Task: In the lines below, output everything from the first line through the line containing "from bokeh.resources import INLINE" exactly as it is. Pictures are not part of the output.

Given material:
:::

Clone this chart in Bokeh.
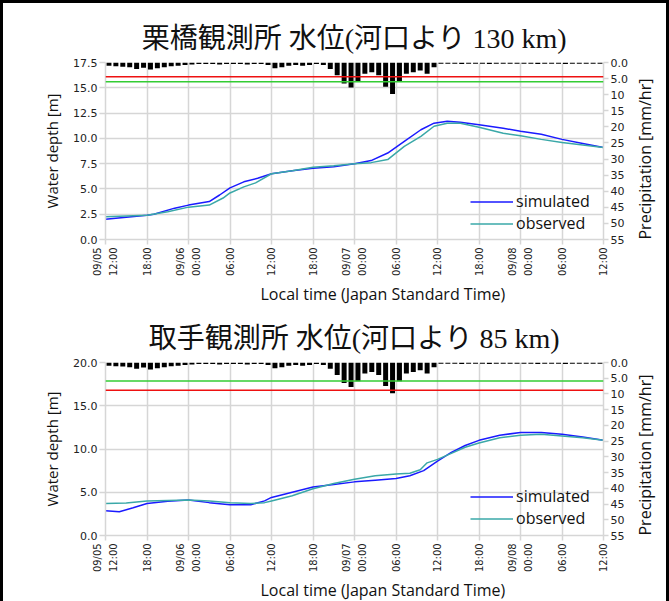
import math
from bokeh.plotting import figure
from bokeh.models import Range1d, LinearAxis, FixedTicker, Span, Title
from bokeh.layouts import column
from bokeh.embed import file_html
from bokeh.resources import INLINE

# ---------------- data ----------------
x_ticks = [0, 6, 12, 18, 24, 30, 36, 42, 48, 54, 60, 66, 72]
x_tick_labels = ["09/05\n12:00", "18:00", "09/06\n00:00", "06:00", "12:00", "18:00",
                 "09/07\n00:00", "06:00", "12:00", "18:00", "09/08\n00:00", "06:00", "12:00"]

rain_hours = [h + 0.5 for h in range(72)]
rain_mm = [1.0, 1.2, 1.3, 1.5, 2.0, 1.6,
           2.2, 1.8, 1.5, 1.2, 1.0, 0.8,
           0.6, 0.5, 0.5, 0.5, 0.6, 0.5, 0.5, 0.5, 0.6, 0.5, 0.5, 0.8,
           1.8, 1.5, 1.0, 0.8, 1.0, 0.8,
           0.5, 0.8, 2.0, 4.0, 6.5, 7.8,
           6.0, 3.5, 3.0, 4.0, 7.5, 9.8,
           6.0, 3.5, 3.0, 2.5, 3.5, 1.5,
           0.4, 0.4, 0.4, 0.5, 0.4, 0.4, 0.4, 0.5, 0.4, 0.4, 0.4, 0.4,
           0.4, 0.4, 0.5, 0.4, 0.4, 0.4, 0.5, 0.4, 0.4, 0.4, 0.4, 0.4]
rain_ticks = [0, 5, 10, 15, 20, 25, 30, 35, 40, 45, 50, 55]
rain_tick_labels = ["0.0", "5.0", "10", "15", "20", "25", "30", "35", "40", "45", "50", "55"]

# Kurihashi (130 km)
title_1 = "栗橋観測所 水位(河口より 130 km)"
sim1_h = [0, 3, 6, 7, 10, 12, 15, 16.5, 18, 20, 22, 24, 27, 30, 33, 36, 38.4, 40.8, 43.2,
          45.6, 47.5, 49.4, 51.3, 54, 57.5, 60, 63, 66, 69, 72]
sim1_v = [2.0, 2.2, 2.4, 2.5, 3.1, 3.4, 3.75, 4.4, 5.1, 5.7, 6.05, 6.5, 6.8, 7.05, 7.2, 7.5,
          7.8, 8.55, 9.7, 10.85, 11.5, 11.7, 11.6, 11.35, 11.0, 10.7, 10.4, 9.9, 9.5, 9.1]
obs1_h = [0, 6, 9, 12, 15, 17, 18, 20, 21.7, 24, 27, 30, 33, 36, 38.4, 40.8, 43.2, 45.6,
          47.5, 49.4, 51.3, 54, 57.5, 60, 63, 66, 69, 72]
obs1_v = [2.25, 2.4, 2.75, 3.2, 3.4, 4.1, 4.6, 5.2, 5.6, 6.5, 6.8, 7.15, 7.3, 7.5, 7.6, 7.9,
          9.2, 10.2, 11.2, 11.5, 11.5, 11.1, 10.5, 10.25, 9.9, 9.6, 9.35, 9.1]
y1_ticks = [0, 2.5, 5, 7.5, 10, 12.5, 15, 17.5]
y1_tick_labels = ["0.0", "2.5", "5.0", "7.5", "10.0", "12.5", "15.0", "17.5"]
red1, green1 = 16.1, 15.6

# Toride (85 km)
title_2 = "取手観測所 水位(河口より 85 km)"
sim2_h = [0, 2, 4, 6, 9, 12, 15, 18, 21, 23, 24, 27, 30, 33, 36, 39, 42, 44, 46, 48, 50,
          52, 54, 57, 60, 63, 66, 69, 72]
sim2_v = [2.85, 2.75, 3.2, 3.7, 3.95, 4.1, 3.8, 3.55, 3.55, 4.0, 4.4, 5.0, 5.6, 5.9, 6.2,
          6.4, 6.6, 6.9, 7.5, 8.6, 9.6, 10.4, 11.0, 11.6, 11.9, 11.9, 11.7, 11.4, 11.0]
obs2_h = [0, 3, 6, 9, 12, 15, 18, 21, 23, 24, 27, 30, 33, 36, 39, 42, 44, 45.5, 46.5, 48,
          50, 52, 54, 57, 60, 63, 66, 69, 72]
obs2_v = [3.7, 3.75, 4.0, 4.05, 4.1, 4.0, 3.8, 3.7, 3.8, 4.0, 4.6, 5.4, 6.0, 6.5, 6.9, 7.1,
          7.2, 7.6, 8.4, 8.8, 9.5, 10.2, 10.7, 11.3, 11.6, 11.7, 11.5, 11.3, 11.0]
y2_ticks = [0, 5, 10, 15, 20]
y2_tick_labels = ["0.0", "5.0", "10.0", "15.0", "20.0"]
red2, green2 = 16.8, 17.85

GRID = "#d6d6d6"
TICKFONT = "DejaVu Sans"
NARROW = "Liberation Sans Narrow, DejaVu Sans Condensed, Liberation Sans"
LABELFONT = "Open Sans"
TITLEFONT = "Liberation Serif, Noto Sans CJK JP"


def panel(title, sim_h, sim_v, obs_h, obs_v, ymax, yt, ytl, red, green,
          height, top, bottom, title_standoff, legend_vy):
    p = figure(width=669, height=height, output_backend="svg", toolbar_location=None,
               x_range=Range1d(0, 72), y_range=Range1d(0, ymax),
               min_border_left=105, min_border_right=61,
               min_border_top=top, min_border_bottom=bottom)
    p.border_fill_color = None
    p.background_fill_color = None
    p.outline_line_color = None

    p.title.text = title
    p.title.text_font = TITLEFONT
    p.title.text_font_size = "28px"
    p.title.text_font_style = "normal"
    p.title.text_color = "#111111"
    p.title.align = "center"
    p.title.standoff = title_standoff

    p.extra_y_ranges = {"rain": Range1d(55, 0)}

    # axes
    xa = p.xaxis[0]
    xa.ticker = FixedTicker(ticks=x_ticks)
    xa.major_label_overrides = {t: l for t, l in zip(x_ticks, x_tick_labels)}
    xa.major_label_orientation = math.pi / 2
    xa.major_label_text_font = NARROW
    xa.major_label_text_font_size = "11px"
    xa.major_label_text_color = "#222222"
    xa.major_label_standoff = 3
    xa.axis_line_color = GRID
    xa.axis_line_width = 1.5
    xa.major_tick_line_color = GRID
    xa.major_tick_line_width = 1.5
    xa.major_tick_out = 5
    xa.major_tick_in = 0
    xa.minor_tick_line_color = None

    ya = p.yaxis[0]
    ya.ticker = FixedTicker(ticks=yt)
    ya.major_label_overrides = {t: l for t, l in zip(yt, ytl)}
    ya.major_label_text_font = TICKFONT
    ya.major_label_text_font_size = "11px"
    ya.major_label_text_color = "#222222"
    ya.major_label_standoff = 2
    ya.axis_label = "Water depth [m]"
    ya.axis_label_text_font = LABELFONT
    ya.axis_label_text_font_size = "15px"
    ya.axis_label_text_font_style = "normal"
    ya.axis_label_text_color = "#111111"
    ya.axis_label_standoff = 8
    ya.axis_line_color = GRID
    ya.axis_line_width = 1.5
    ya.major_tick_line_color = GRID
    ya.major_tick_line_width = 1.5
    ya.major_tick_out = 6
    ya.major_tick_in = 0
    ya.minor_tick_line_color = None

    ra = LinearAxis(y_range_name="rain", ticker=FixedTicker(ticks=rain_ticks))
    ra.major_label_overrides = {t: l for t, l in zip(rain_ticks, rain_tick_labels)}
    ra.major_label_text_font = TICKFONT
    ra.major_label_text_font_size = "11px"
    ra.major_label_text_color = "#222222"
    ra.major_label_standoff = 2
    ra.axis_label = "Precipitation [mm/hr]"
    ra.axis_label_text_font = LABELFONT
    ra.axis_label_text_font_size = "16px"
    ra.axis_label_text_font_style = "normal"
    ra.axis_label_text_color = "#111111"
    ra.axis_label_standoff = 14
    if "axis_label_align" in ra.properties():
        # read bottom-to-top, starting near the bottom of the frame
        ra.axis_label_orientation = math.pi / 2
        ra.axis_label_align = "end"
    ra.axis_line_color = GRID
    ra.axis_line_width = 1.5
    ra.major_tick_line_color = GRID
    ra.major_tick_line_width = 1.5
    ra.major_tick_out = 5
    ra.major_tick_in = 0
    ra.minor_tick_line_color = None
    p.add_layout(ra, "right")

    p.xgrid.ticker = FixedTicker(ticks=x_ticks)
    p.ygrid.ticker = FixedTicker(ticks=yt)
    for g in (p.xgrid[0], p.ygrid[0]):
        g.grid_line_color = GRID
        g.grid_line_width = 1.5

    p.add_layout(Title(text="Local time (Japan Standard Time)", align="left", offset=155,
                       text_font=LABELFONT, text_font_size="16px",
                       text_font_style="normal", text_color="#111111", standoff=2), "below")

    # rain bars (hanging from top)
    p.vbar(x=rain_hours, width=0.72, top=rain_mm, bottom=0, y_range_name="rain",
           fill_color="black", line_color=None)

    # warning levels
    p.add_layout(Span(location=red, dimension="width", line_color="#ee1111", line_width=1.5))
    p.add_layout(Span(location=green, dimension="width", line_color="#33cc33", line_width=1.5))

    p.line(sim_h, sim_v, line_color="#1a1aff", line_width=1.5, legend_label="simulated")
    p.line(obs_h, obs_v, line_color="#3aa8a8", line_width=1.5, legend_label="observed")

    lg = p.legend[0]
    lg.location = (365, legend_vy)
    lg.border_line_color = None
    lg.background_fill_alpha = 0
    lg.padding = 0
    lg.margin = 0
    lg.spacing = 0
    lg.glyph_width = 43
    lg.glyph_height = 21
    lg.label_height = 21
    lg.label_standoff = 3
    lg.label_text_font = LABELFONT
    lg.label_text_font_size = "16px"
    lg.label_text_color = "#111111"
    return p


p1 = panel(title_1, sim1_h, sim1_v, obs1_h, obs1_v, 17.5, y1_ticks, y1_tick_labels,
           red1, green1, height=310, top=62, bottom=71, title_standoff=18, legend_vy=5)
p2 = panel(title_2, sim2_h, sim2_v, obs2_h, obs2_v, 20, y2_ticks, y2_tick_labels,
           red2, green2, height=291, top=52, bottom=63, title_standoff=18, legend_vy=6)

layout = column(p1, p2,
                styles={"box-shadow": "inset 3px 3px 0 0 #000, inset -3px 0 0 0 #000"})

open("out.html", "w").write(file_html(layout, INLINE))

:::

Expected output:
Clone this chart in Bokeh.
import math
from bokeh.plotting import figure
from bokeh.models import Range1d, LinearAxis, FixedTicker, Span, Title
from bokeh.layouts import column
from bokeh.embed import file_html
from bokeh.resources import INLINE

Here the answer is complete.